## DIRECTION
The listing below holds pictures; exclude them. Return exactly the lines from the one with "Output the LaTeX" through the one with "La promoción de".

--- AVAILABLE DATA ---

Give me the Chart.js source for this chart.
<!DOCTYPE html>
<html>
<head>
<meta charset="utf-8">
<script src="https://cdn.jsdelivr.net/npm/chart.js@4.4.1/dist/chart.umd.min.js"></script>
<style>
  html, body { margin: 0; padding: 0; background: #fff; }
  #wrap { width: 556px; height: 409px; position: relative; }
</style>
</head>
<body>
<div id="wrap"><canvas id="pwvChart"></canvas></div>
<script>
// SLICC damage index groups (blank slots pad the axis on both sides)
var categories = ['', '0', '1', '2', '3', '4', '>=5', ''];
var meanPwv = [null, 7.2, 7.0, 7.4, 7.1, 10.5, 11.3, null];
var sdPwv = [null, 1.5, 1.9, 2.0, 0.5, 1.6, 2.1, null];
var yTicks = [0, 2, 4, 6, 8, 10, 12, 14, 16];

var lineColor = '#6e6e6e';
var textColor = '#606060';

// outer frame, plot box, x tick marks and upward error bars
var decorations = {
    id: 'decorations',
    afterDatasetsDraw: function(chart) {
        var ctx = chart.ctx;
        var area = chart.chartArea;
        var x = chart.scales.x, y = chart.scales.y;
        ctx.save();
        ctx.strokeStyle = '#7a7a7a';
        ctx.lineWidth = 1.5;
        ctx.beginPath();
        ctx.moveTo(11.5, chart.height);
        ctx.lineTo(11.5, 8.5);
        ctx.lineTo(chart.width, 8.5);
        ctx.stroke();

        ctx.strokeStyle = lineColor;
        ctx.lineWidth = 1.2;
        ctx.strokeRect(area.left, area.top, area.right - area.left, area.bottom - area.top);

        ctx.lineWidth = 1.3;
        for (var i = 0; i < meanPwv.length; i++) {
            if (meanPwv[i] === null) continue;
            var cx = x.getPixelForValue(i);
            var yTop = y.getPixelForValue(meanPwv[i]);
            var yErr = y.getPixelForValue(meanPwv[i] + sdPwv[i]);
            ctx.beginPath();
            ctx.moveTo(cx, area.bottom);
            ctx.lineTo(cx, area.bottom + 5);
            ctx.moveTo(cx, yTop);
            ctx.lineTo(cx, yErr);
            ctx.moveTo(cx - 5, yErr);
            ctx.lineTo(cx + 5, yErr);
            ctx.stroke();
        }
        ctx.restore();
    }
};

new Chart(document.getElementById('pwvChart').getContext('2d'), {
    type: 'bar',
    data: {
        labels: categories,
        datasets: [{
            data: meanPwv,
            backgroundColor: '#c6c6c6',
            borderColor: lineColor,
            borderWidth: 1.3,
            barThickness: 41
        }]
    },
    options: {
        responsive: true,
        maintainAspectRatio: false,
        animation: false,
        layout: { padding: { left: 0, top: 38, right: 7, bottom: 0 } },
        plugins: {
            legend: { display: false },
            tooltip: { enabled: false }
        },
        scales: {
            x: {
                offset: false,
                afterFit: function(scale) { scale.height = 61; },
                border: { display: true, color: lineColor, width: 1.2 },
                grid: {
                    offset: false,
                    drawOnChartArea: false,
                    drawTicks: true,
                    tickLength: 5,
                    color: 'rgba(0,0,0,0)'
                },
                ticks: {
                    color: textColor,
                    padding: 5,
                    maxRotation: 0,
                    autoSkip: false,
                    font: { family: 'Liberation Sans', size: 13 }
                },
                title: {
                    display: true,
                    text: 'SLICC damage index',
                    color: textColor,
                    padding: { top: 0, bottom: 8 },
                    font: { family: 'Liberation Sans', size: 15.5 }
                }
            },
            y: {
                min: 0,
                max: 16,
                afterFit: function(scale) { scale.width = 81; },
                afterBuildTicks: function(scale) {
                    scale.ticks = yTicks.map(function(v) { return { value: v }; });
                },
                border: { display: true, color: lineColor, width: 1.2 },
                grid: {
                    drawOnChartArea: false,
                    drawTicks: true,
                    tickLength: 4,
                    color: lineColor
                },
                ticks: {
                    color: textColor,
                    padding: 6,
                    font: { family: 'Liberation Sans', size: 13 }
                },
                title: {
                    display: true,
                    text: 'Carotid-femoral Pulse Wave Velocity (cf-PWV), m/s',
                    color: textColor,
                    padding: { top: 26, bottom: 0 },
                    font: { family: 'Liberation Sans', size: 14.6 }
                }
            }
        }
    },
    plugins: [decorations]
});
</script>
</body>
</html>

---
--- AVAILABLE DATA ---

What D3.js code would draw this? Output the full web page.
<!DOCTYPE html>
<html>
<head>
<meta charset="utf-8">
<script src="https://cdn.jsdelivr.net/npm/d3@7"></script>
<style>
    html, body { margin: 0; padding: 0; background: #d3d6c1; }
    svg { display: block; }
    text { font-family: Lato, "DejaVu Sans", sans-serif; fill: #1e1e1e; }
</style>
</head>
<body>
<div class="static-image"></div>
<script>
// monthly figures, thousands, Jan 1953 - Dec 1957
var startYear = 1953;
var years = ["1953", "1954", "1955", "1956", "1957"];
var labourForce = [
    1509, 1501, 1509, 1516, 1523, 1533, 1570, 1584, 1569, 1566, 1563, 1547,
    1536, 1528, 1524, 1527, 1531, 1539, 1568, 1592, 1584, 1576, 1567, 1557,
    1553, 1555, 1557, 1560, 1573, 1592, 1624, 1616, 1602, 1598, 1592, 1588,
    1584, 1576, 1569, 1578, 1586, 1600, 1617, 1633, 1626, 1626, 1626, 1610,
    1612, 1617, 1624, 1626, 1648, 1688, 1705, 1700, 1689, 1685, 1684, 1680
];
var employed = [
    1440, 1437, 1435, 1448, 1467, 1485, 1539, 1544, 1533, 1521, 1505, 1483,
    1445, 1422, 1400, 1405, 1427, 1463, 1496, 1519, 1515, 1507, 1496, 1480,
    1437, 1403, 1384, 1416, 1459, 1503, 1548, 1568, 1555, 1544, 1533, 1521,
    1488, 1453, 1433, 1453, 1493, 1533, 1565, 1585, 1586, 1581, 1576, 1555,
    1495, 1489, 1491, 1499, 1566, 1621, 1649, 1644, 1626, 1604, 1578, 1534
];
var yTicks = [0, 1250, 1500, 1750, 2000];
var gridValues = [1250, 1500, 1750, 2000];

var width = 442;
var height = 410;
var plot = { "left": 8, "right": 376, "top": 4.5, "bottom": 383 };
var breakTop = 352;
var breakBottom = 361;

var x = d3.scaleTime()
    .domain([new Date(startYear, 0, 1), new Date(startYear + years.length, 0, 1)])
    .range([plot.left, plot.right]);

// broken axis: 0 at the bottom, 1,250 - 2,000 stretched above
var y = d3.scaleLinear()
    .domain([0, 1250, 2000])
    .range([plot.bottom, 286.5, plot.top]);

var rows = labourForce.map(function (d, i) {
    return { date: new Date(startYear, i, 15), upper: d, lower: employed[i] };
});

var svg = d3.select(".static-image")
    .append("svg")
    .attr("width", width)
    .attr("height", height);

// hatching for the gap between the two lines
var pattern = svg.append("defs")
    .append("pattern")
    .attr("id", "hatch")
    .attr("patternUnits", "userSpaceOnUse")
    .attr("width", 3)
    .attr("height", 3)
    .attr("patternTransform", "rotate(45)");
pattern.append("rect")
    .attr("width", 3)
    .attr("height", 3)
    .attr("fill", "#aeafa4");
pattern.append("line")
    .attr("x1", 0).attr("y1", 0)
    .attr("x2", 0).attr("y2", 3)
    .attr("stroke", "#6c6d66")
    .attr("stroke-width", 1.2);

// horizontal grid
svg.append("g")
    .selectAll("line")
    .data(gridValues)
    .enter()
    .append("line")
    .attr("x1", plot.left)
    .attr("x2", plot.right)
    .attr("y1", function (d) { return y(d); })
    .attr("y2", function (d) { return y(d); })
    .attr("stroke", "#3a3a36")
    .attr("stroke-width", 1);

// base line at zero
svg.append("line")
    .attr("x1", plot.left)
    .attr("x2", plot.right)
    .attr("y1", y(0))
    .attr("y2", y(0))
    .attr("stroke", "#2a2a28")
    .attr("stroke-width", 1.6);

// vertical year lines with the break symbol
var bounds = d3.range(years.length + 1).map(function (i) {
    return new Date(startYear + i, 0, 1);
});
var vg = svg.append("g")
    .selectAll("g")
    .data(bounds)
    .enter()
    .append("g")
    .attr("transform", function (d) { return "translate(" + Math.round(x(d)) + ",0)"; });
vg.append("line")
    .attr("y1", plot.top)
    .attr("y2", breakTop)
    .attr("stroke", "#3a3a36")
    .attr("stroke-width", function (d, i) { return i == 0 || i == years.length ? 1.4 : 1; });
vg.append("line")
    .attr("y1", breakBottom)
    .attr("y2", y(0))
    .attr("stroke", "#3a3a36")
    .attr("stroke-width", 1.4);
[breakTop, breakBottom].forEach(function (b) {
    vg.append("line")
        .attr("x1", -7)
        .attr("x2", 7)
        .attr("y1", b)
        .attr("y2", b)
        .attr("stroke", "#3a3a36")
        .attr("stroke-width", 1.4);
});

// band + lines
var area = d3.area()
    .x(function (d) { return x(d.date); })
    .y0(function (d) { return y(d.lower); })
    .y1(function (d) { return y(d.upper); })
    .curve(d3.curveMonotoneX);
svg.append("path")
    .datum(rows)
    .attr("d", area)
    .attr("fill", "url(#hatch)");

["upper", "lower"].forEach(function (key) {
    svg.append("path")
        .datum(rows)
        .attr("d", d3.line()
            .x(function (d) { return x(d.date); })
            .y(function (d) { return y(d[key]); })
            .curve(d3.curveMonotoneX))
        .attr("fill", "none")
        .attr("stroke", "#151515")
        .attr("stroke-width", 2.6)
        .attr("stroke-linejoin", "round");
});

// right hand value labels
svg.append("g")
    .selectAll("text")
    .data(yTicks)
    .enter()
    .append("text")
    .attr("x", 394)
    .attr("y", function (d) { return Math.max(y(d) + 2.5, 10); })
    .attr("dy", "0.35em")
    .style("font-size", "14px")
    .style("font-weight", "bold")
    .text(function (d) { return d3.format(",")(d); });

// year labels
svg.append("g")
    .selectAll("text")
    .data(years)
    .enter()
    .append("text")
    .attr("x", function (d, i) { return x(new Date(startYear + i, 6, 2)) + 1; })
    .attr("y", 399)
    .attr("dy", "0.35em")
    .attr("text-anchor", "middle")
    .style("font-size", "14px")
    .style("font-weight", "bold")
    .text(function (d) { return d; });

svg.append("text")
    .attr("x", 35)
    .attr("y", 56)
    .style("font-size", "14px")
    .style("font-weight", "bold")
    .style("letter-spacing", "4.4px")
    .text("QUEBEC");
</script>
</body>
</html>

---
--- AVAILABLE DATA ---

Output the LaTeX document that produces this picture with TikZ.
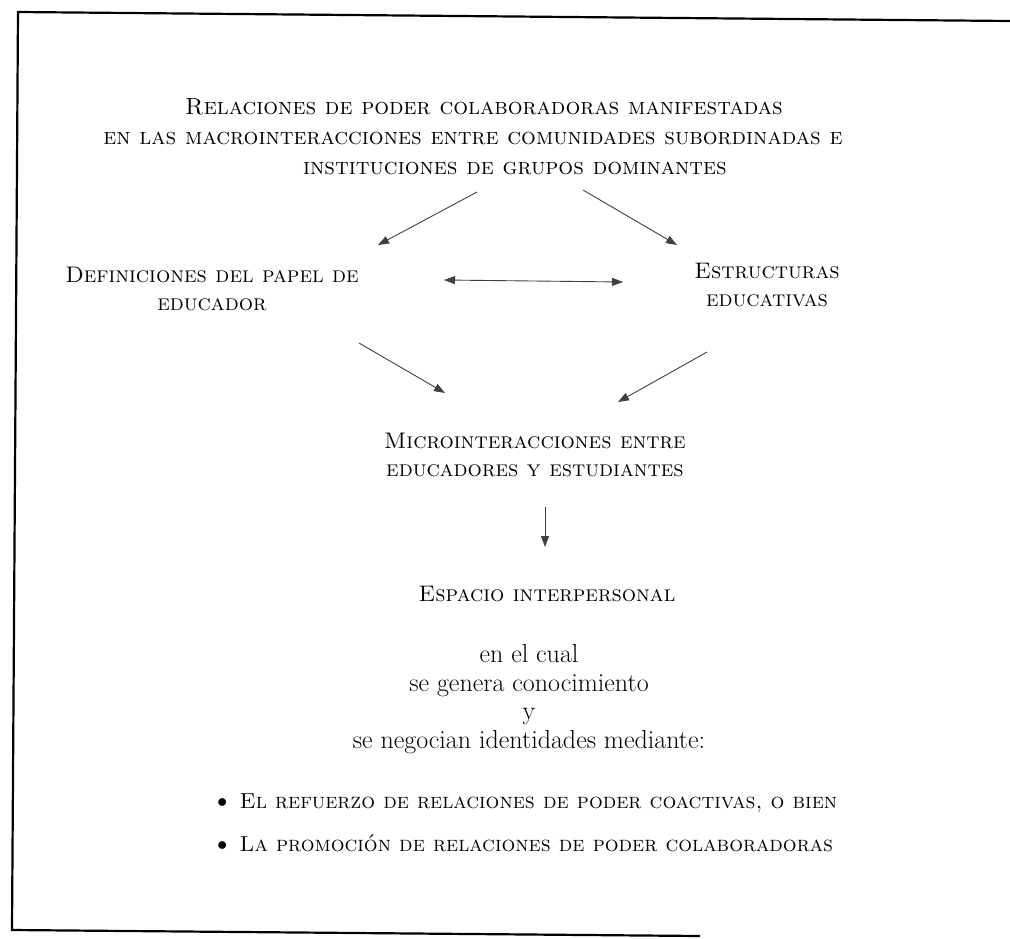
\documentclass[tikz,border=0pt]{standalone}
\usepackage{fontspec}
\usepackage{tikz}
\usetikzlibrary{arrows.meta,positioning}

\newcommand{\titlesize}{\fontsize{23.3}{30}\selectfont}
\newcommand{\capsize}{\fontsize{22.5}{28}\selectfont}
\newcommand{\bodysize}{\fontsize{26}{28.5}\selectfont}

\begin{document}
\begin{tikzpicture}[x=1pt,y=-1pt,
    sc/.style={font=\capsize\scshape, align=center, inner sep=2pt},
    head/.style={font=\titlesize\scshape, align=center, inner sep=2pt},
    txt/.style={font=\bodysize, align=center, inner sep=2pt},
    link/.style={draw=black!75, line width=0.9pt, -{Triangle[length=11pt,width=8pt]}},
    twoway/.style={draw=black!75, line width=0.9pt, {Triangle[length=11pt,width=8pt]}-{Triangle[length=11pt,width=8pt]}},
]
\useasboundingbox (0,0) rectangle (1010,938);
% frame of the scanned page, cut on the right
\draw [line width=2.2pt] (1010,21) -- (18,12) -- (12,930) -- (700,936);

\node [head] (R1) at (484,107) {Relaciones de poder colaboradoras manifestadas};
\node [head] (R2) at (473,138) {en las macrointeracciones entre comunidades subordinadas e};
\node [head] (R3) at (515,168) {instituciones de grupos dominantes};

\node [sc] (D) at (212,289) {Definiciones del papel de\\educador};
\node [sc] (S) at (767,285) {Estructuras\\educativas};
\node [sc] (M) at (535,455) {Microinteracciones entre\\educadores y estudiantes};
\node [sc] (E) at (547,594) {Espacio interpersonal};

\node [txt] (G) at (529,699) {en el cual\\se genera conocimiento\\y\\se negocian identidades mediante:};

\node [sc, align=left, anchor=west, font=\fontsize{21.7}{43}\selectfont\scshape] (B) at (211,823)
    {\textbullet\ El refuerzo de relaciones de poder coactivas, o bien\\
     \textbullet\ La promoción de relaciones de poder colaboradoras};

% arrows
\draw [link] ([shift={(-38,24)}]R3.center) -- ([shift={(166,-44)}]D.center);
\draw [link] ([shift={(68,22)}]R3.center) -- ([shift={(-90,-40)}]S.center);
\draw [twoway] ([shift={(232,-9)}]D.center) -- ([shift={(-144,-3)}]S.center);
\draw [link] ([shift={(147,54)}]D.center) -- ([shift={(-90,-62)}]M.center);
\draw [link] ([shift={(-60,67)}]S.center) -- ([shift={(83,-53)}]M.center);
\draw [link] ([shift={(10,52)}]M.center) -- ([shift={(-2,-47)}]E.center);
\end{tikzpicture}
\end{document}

---

## ANSWER IN FULL
Output the LaTeX document that produces this picture with TikZ.
\documentclass[tikz,border=0pt]{standalone}
\usepackage{fontspec}
\usepackage{tikz}
\usetikzlibrary{arrows.meta,positioning}

\newcommand{\titlesize}{\fontsize{23.3}{30}\selectfont}
\newcommand{\capsize}{\fontsize{22.5}{28}\selectfont}
\newcommand{\bodysize}{\fontsize{26}{28.5}\selectfont}

\begin{document}
\begin{tikzpicture}[x=1pt,y=-1pt,
    sc/.style={font=\capsize\scshape, align=center, inner sep=2pt},
    head/.style={font=\titlesize\scshape, align=center, inner sep=2pt},
    txt/.style={font=\bodysize, align=center, inner sep=2pt},
    link/.style={draw=black!75, line width=0.9pt, -{Triangle[length=11pt,width=8pt]}},
    twoway/.style={draw=black!75, line width=0.9pt, {Triangle[length=11pt,width=8pt]}-{Triangle[length=11pt,width=8pt]}},
]
\useasboundingbox (0,0) rectangle (1010,938);
% frame of the scanned page, cut on the right
\draw [line width=2.2pt] (1010,21) -- (18,12) -- (12,930) -- (700,936);

\node [head] (R1) at (484,107) {Relaciones de poder colaboradoras manifestadas};
\node [head] (R2) at (473,138) {en las macrointeracciones entre comunidades subordinadas e};
\node [head] (R3) at (515,168) {instituciones de grupos dominantes};

\node [sc] (D) at (212,289) {Definiciones del papel de\\educador};
\node [sc] (S) at (767,285) {Estructuras\\educativas};
\node [sc] (M) at (535,455) {Microinteracciones entre\\educadores y estudiantes};
\node [sc] (E) at (547,594) {Espacio interpersonal};

\node [txt] (G) at (529,699) {en el cual\\se genera conocimiento\\y\\se negocian identidades mediante:};

\node [sc, align=left, anchor=west, font=\fontsize{21.7}{43}\selectfont\scshape] (B) at (211,823)
    {\textbullet\ El refuerzo de relaciones de poder coactivas, o bien\\
     \textbullet\ La promoción de relaciones de poder colaboradoras};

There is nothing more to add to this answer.